One morning in Sunday School we were singing hymns. The Sunday School I went to insisted everything be sung in monotones - it was awful. My girlfriend and I were laughing at the imagery we were seeing during the song "Fishers of Men" trying to ease the dreariness of the music. The head of the Sunday School stood at the front of the room glaring at us. She said that God hated children who smiled, even moreso ones that laughed in his house. Well that was the last straw in my child's mind. I believed absolutely in the almighty, but clearly this congregation had no understanding of that divinity. No God I could believe in hated children for any reason; the minister upstairs taught that through the story about Jesus and the children. Anyway, I decided that I would finish out that year of church because one was given their own Bible for perfect attendance. I would study that and then find a Sunday School where the teachers actually knew what they were talking about.
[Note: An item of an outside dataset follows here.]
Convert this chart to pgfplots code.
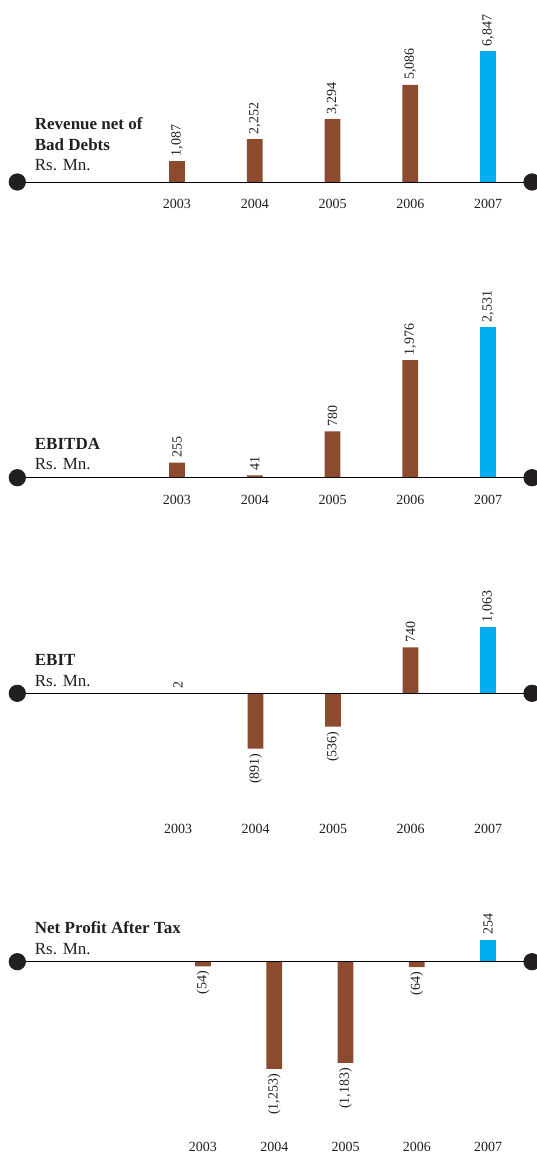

I have always been grateful to that woman ever since. No doubt she didn't mean what she was saying - she probably had been ill, or been given bad news, or had had a dispute with her spouse or something just before church, but her comments set my feet on a journey of discovery that is still on-going to this day. I read my Bible, tried a lot of different churches, thought a lot. When I was ten I read Exodus by Leon Uris. When, at the end of it, I read the dedication and realized that it was based on a true story, it triggered many years of studying Judaism. Studying ancient history, the development of Western Europe, and the British Commonwealth between the ages of 11 to 15 triggered a need to understand the faith systems of many other people - why were there so many different ways of expressing faith, why did people choose to behave the way they did based on those principles. It was so confusing. My conclusion, eventually, was that the divine was to be found in every faith system in the same way that any number of prisms will take pure sunlight and reflect various single colours each based on it's own inherent chemical properties and it's own inherent flaws.

In Buddhism, there is an analogy that uses the example of the moon for the divine and says that religion is like a finger pointing at that moon. All faiths can direct one's attention to the general direction of understanding but none are God. In the Pirke Abbot of the Jews - one of my favorite books for stimulating a debate without having to have a sparring partner other than one's own mind - it says that God has as many faces as the number of Hebrews who crossed the desert with Moses - everyone sees something of the divine nature based on their own insight and limitations. In the Chinese Tao there is the imagery of a man dreaming he is a butterfly while his teacher asks if it is not possible that it might also be true that the dreamer is the butterfly and that the man is the dream. Certain physicists have posited the same question using examples of their own research.

I didn't send my thoughts into Elections Canada as part of my work - just as well, the basics are complicated enough. Got a note back from Darren this morning - the revisions were fine and he was happy with the other work. Even the new e-mail system is working fine. Good thing.